- [EXERCISE OBJECTIVE] Return the lines from the one that contains "Emit a web page" through the one that contains "const yTicks = [-10, -5, 0, 5, 10];", both included, exactly as written and with nothing added.

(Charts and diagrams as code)
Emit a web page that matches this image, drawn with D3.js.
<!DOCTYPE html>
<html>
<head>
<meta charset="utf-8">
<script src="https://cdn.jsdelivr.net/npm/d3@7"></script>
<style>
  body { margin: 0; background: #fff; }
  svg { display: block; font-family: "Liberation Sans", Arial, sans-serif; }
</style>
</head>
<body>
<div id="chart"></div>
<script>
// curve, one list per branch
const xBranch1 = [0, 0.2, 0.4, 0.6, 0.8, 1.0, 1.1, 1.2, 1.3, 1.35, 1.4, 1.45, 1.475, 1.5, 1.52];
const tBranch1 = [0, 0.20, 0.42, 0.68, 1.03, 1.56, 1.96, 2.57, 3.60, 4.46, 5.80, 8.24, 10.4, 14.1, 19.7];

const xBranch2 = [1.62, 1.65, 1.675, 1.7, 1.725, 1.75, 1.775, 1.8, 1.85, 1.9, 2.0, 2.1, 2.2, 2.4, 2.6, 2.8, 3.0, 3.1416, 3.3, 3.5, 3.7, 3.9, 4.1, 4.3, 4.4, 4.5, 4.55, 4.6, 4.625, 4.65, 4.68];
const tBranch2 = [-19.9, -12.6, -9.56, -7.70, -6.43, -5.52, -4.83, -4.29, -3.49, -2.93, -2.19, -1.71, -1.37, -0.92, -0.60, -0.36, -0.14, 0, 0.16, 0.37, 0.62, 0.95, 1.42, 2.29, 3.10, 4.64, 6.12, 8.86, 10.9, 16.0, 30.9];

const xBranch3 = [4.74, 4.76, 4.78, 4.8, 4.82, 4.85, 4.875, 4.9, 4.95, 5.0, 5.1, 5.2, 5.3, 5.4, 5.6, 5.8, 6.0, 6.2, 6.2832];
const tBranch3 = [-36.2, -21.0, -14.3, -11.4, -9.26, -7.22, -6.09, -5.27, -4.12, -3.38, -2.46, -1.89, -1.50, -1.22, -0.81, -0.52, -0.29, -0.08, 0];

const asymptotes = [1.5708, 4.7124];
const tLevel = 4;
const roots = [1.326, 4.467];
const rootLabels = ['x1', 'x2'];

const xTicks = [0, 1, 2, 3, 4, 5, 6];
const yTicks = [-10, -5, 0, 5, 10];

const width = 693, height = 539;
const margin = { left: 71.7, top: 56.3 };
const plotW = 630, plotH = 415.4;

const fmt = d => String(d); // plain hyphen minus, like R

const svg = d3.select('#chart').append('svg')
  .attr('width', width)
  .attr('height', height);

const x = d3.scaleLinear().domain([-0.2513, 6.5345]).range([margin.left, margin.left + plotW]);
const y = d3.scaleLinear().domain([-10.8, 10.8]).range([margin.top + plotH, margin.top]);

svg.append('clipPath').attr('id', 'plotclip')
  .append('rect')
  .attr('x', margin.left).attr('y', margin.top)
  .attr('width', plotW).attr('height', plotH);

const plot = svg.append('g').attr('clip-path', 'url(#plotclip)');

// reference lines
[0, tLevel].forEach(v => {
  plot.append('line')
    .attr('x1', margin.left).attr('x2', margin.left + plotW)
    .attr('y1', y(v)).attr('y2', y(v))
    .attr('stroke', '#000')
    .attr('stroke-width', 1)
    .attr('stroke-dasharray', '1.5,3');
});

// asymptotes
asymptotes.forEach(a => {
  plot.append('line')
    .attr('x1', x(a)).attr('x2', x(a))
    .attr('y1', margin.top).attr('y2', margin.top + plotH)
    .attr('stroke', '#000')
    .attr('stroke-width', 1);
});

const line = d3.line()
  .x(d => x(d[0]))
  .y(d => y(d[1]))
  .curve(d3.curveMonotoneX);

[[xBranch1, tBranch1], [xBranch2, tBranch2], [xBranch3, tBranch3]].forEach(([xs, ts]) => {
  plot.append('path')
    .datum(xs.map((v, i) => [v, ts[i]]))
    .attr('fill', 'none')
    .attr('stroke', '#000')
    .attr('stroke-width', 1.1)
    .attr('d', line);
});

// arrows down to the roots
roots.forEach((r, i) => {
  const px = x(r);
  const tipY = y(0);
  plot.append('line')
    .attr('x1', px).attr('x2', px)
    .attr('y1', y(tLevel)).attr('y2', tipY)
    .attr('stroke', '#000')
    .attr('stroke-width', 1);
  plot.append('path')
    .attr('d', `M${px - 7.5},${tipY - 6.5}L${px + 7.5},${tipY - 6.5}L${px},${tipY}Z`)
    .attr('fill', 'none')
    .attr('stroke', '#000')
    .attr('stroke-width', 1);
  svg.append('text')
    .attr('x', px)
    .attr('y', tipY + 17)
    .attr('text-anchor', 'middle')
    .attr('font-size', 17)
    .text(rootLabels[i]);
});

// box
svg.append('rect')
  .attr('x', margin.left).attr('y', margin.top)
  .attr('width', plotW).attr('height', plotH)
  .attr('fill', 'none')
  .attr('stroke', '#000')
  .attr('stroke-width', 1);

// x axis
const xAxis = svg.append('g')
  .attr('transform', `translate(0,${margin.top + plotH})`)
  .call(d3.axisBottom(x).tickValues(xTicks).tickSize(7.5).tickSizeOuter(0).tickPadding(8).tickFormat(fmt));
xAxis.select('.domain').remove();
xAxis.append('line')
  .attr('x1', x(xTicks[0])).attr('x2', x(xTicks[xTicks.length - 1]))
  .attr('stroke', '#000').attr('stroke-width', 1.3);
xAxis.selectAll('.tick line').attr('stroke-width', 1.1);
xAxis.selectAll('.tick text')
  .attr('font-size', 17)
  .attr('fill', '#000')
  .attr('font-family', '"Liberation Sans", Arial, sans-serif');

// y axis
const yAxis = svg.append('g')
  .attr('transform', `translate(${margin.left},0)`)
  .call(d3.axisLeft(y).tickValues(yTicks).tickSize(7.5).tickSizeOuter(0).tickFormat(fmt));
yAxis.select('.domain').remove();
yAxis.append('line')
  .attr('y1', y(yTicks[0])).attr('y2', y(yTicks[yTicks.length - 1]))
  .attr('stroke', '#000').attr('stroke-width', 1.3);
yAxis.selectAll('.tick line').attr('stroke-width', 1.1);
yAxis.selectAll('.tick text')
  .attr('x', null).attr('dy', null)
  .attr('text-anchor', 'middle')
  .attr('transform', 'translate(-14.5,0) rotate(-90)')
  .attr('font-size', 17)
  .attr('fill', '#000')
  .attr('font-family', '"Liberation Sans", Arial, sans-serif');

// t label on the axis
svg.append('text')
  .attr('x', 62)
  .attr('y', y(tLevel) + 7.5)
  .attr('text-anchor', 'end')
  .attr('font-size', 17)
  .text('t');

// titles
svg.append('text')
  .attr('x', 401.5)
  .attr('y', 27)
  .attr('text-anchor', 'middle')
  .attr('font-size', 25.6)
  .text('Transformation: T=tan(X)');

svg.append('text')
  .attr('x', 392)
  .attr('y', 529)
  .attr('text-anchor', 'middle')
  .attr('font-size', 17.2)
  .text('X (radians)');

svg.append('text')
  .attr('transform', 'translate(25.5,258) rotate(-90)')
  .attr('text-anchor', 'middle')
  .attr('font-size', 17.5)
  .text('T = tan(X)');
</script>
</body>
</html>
---
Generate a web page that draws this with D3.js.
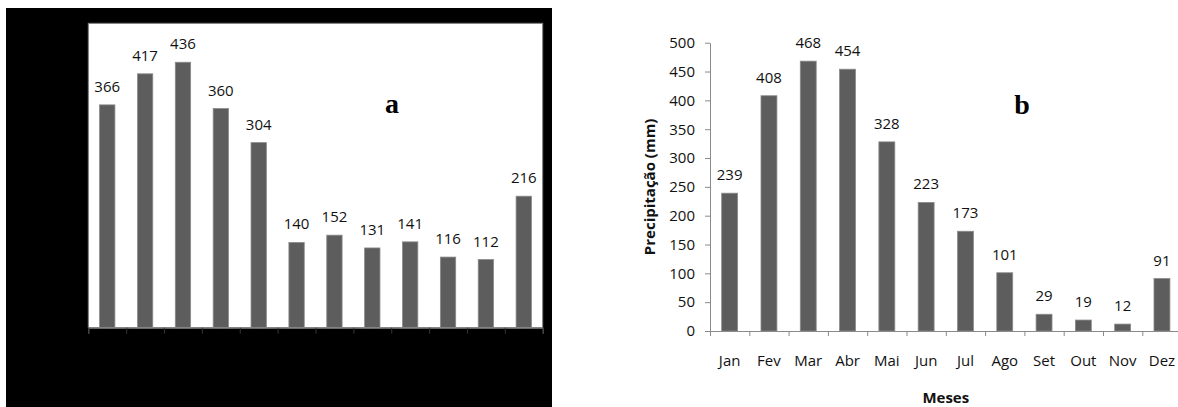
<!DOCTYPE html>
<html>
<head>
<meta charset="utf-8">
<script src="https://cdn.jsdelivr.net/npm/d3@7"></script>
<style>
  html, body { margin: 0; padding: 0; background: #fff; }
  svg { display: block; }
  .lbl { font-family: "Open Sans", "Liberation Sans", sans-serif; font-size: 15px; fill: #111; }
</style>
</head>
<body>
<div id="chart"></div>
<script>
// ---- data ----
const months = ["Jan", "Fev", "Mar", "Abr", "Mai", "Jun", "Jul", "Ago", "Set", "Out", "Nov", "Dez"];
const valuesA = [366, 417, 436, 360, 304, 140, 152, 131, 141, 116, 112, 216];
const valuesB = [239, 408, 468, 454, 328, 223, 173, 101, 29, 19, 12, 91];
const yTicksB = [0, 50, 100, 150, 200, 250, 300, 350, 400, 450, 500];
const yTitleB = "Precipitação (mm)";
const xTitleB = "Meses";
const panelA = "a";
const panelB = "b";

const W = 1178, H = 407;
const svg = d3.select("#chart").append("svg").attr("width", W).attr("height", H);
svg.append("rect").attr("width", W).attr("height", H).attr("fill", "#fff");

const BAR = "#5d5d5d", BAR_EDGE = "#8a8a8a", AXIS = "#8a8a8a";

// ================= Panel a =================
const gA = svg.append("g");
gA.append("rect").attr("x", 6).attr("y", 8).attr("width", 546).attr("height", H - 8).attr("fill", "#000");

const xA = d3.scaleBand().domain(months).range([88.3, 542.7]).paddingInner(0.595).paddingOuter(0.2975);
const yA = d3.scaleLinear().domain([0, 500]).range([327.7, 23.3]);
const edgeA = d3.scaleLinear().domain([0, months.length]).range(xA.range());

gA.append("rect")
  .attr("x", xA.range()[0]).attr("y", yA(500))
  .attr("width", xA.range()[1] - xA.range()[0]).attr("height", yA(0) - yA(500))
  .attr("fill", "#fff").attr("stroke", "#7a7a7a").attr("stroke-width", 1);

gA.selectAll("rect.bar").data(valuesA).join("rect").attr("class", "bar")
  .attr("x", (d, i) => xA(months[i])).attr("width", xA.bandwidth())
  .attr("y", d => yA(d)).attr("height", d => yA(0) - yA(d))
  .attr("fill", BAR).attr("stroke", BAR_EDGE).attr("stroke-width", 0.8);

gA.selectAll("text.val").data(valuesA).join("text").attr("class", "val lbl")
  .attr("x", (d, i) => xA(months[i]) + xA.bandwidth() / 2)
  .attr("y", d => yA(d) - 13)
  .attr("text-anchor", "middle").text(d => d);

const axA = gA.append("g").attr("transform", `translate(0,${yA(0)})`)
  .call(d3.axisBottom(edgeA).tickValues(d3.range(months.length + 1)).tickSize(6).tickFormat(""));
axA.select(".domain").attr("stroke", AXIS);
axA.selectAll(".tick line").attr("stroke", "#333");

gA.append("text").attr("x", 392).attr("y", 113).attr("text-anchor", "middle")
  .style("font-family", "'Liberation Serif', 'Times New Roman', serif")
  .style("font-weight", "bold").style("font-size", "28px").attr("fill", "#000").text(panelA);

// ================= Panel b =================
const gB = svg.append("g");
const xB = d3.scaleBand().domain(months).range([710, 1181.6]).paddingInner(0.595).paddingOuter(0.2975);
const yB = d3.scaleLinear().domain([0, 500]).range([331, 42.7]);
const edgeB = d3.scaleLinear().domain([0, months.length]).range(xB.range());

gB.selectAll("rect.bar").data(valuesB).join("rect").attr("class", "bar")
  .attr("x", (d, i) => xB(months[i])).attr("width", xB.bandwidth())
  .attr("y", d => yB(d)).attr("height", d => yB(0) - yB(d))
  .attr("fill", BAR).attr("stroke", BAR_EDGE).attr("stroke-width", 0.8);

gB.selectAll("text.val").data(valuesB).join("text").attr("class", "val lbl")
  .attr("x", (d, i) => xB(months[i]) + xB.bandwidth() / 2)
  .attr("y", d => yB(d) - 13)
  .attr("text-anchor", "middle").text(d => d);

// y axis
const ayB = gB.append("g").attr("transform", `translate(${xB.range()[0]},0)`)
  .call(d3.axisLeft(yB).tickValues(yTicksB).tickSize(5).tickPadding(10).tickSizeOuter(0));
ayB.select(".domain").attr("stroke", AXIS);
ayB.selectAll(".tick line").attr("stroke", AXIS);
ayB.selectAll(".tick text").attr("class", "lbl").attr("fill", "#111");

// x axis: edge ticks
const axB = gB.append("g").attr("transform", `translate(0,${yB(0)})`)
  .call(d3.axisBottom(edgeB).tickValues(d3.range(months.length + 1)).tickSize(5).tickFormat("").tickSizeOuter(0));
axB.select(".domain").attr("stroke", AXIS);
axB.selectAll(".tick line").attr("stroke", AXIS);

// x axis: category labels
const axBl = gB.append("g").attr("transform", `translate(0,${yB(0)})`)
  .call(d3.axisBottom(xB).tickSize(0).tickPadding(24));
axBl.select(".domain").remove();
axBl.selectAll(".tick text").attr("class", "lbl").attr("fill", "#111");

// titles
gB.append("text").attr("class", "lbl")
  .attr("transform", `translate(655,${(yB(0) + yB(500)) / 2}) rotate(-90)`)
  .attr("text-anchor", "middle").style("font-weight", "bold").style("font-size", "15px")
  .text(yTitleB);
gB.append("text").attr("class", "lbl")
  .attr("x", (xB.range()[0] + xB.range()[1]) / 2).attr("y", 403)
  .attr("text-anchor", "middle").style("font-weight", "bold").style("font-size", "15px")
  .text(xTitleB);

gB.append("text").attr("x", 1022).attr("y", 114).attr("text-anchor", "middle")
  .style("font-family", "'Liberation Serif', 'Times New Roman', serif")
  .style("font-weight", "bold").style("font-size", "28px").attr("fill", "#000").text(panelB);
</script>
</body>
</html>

- [SOLUTION]
Emit a web page that matches this image, drawn with D3.js.
<!DOCTYPE html>
<html>
<head>
<meta charset="utf-8">
<script src="https://cdn.jsdelivr.net/npm/d3@7"></script>
<style>
  body { margin: 0; background: #fff; }
  svg { display: block; font-family: "Liberation Sans", Arial, sans-serif; }
</style>
</head>
<body>
<div id="chart"></div>
<script>
// curve, one list per branch
const xBranch1 = [0, 0.2, 0.4, 0.6, 0.8, 1.0, 1.1, 1.2, 1.3, 1.35, 1.4, 1.45, 1.475, 1.5, 1.52];
const tBranch1 = [0, 0.20, 0.42, 0.68, 1.03, 1.56, 1.96, 2.57, 3.60, 4.46, 5.80, 8.24, 10.4, 14.1, 19.7];

const xBranch2 = [1.62, 1.65, 1.675, 1.7, 1.725, 1.75, 1.775, 1.8, 1.85, 1.9, 2.0, 2.1, 2.2, 2.4, 2.6, 2.8, 3.0, 3.1416, 3.3, 3.5, 3.7, 3.9, 4.1, 4.3, 4.4, 4.5, 4.55, 4.6, 4.625, 4.65, 4.68];
const tBranch2 = [-19.9, -12.6, -9.56, -7.70, -6.43, -5.52, -4.83, -4.29, -3.49, -2.93, -2.19, -1.71, -1.37, -0.92, -0.60, -0.36, -0.14, 0, 0.16, 0.37, 0.62, 0.95, 1.42, 2.29, 3.10, 4.64, 6.12, 8.86, 10.9, 16.0, 30.9];

const xBranch3 = [4.74, 4.76, 4.78, 4.8, 4.82, 4.85, 4.875, 4.9, 4.95, 5.0, 5.1, 5.2, 5.3, 5.4, 5.6, 5.8, 6.0, 6.2, 6.2832];
const tBranch3 = [-36.2, -21.0, -14.3, -11.4, -9.26, -7.22, -6.09, -5.27, -4.12, -3.38, -2.46, -1.89, -1.50, -1.22, -0.81, -0.52, -0.29, -0.08, 0];

const asymptotes = [1.5708, 4.7124];
const tLevel = 4;
const roots = [1.326, 4.467];
const rootLabels = ['x1', 'x2'];

const xTicks = [0, 1, 2, 3, 4, 5, 6];
const yTicks = [-10, -5, 0, 5, 10];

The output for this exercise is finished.